360p — built for messaging
Messaging apps often re-compress what you send anyway, and chat videos are watched small. 360p gets files down to sizes that send fast even on weak connections, which is frequently the difference between "sent" and "spinning."
144p — maximum shrink
The nuclear option: maximum compression for minimal storage. Detail is largely gone, but the video remains identifiable — useful when you need a reference copy of long footage, or when storage pressure beats every other concern.
When a preset is the wrong tool
Presets answer "how good should it look?" Sometimes the real question is "how big can it be?" — a 25 MB email cap, an upload limit, a form that rejects anything over 50 MB. In those cases, work backwards from the number instead: set a target file size and let the compressor choose settings to land near it. We cover the email case in detail in how to compress a video for email.
How ShrinkIt helps
ShrinkIt ships exactly these five presets — 1080p Full HD, 720p HD, 480p SD, 360p, and 144p — plus a custom target size in MB for hard limits, with up to 90% size reduction at the lowest setting. It shows original size, compressed size, and space saved in real time for each video, so you can see precisely what a preset costs and buys. Compression is hardware-accelerated on your iPhone with Apple's AVFoundation, keeps the original aspect ratio, and never uploads anything: no account, no internet required. You can also set a default preset so your usual choice is one tap away.
Practical rules of thumb
- Archiving a memory? 1080p. Storage is cheaper than regret.

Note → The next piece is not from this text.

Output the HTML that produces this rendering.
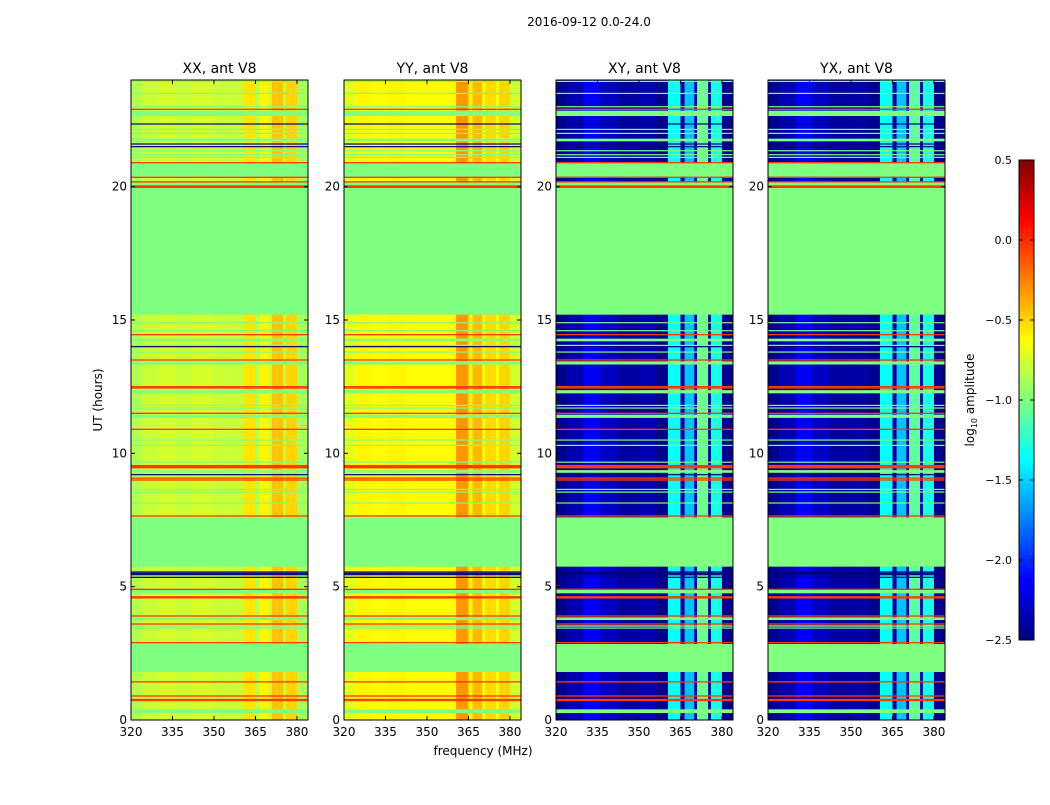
<!DOCTYPE html>
<html><head><meta charset="utf-8"><style>
body{margin:0;background:#fff;}
svg text{font-family:"DejaVu Sans","Liberation Sans",sans-serif;fill:#000;}
</style></head><body>
<svg id="fig" width="1050" height="800" viewBox="0 0 1050 800" xmlns="http://www.w3.org/2000/svg">
<rect x="0" y="0" width="1050" height="800" fill="#fff"/>
<text x="589" y="26" font-size="12" text-anchor="middle">2016-09-12 0.0-24.0</text>
<text x="102" y="400" font-size="12" text-anchor="middle" transform="rotate(-90 102 400)">UT (hours)</text>
<text x="483" y="755" font-size="12" text-anchor="middle">frequency (MHz)</text>
<g id="panels"></g>
<g id="cbar"></g>
</svg>
<script>
const panelNames = ["XX, ant V8","YY, ant V8","XY, ant V8","YX, ant V8"];
const freqEdges = [320,324,330,336,342,350,356,360.5,365,366.5,370,371,375,376,380,384];
const valXX = [-0.85,-0.78,-0.75,-0.78,-0.75,-0.78,-0.78,-0.55,-0.82,-0.6,-0.82,-0.45,-0.82,-0.5,-0.88];
const valYY = [-0.7,-0.6,-0.62,-0.6,-0.62,-0.62,-0.62,-0.32,-0.6,-0.42,-0.65,-0.52,-0.65,-0.5,-0.75];
const valXY = [-2.45,-2.35,-2.15,-2.3,-2.4,-2.35,-2.45,-1.35,-2.4,-1.55,-2.4,-1.05,-2.4,-1.3,-2.45];
const valYX = [-2.45,-2.35,-2.15,-2.3,-2.4,-2.38,-2.45,-1.35,-2.4,-1.55,-2.4,-1.1,-2.4,-1.3,-2.45];
const flagBands = [[0.26,0.4],[1.8,2.85],[3.43,3.47],[3.5,3.55],[3.75,3.85],[4.75,4.9],[5.75,7.6],[8.12,8.16],[8.53,8.57],[8.63,8.67],[9.27,9.37],[9.65,9.69],[10.28,10.32],[10.48,10.52],[11.33,11.45],[11.68,11.72],[11.78,11.82],[12.25,12.37],[13.33,13.45],[13.78,13.82],[14.03,14.07],[14.2,14.3],[14.58,14.62],[14.88,14.92],[15.2,20.18],[20.37,20.9],[21.08,21.12],[21.18,21.22],[21.33,21.37],[21.7,21.8],[21.98,22.02],[22.13,22.17],[22.65,22.85],[22.98,23.02],[23.48,23.52],[23.93,23.97]];
const redLines = [0.75,0.9,1.43,2.9,3.6,3.9,4.6,4.9,7.65,9.0,9.07,9.5,10.9,11.5,12.45,12.5,13.5,14.45,20.0,20.18,20.35,20.9,22.9];
const redWidths = [0.09,0.05,0.05,0.05,0.05,0.05,0.09,0.05,0.05,0.05,0.05,0.13,0.05,0.05,0.05,0.05,0.05,0.05,0.1,0.05,0.05,0.05,0.05];
const lowLines = [5.35,5.45,5.5,5.55,9.2,14.0,21.5,21.6,22.35];
const yTicks = [0,5,10,15,20];
const xTicks = [320,335,350,365,380];
const cbTicks = [0.5,0.0,-0.5,-1.0,-1.5,-2.0,-2.5];
const cbLabels = ["0.5","0.0","\u22120.5","\u22121.0","\u22121.5","\u22122.0","\u22122.5"];
const flagValue = -1.0, redValue = -0.05, lowValue = -2.5;
const vmin = -2.5, vmax = 0.5;

const panelLeft = [131,344,556,768], panelW = 177, pTop = 80, pBot = 720;
const NS = "http://www.w3.org/2000/svg";
function clip(v){return Math.max(0,Math.min(1,v));}
function jet(v){const x=clip((v-vmin)/(vmax-vmin));
 const r=clip(1.5-Math.abs(4*x-3)),g=clip(1.5-Math.abs(4*x-2)),b=clip(1.5-Math.abs(4*x-1));
 return `rgb(${Math.round(r*255)},${Math.round(g*255)},${Math.round(b*255)})`;}
function el(tag,attrs,parent){const e=document.createElementNS(NS,tag);for(const k in attrs)e.setAttribute(k,attrs[k]);parent.appendChild(e);return e;}
const yScale = h => pBot - (h/24)*(pBot-pTop);
const panelsG = document.getElementById('panels');
const vals = [valXX,valYY,valXY,valYX];
for(let p=0;p<4;p++){
 const L=panelLeft[p];
 const xScale = f => L + (f-320)/(384-320)*panelW;
 const g=el('g',{},panelsG);
 
 
 for(let j=0;j<vals[p].length;j++){
  const r=el('rect',{x:xScale(freqEdges[j]),y:pTop,width:xScale(freqEdges[j+1])-xScale(freqEdges[j])+0.3,height:pBot-pTop,fill:jet(vals[p][j])},g);
  
  
 }
 for(const b of flagBands){
  const r=el('rect',{x:L,y:yScale(b[1]),width:panelW,height:Math.max(1.2,yScale(b[0])-yScale(b[1])),fill:jet(flagValue)},g);
  
  
 }
 lowLines.forEach(h=>{
  const r=el('rect',{x:L,y:yScale(h)-0.6,width:panelW,height:1.2,fill:jet(lowValue)},g);
  
  
 });
 redLines.forEach((h,i)=>{
  const hh=Math.max(1.3,redWidths[i]/24*(pBot-pTop));
  const r=el('rect',{x:L,y:yScale(h)-hh/2,width:panelW,height:hh,fill:jet(redValue)},g);
  
  
 });
 const fr=el('rect',{x:L,y:pTop,width:panelW,height:pBot-pTop,fill:'none',stroke:'#000','stroke-width':1},g);
 
 
 const t=el('text',{x:L+panelW/2,y:pTop-7,'font-size':14,'text-anchor':'middle'},g);t.textContent=panelNames[p];
 
 
 yTicks.forEach(v=>{const y=yScale(v);
  el('line',{x1:L,x2:L+4,y1:y,y2:y,stroke:'#000'},g);
  el('line',{x1:L+panelW-4,x2:L+panelW,y1:y,y2:y,stroke:'#000'},g);
  const tx=el('text',{x:L-4,y:y+4,'font-size':12,'text-anchor':'end'},g);tx.textContent=v;
  
  
 });
 xTicks.forEach(v=>{const x=xScale(v);
  el('line',{x1:x,x2:x,y1:pBot,y2:pBot-4,stroke:'#000'},g);
  el('line',{x1:x,x2:x,y1:pTop,y2:pTop+4,stroke:'#000'},g);
  const tx=el('text',{x:x,y:pBot+16,'font-size':12,'text-anchor':'middle'},g);tx.textContent=v;
  
  
 });
}
// colorbar
const cb=document.getElementById('cbar');
const cbX=1019,cbW=15,cbTop=160,cbBot=640;
const defs=el('defs',{},cb);
const grad=el('linearGradient',{id:'jetg',x1:0,y1:1,x2:0,y2:0},defs);
for(let i=0;i<=40;i++){const v=vmin+(vmax-vmin)*i/40;el('stop',{offset:i/40,'stop-color':jet(v)},grad);}
const cr=el('rect',{x:cbX,y:cbTop,width:cbW,height:cbBot-cbTop,fill:'url(#jetg)',stroke:'#000','stroke-width':1},cb);


const cbY=v=>cbBot-(v-vmin)/(vmax-vmin)*(cbBot-cbTop);
cbTicks.forEach((v,i)=>{const y=cbY(v);
 el('line',{x1:cbX,x2:cbX+4,y1:y,y2:y,stroke:'#000'},cb);
 el('line',{x1:cbX+cbW-4,x2:cbX+cbW,y1:y,y2:y,stroke:'#000'},cb);
 const tx=el('text',{x:1012,y:y+4,'font-size':11,'text-anchor':'end'},cb);tx.textContent=cbLabels[i];
 
 
});
const lab=el('text',{x:974,y:400,'font-size':12,'text-anchor':'middle',transform:'rotate(-90 974 400)'},cb);


lab.innerHTML='log<tspan font-size="8" dy="3">10</tspan><tspan dy="-3"> amplitude</tspan>';
</script>
</body></html>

- Sharing to a person or group chat? 720p for things you're proud of, 360p–480p for things that just need to be seen.
- Fighting a size limit? Skip presets; use a target size.
- Freeing up storage in bulk? 480p–720p for most phone footage; see our storage guide for a full workflow.
- Not sure? Compress a copy, compare, and keep whichever you're happy with. A compressor that preserves your original (deleting it only if you opt in) makes this experiment free.
Resolution choice sounds technical, but it reduces to one question: where will this video be watched? Match the pixels to the screen and the occasion, and you'll stop paying storage and bandwidth for quality nobody ever sees.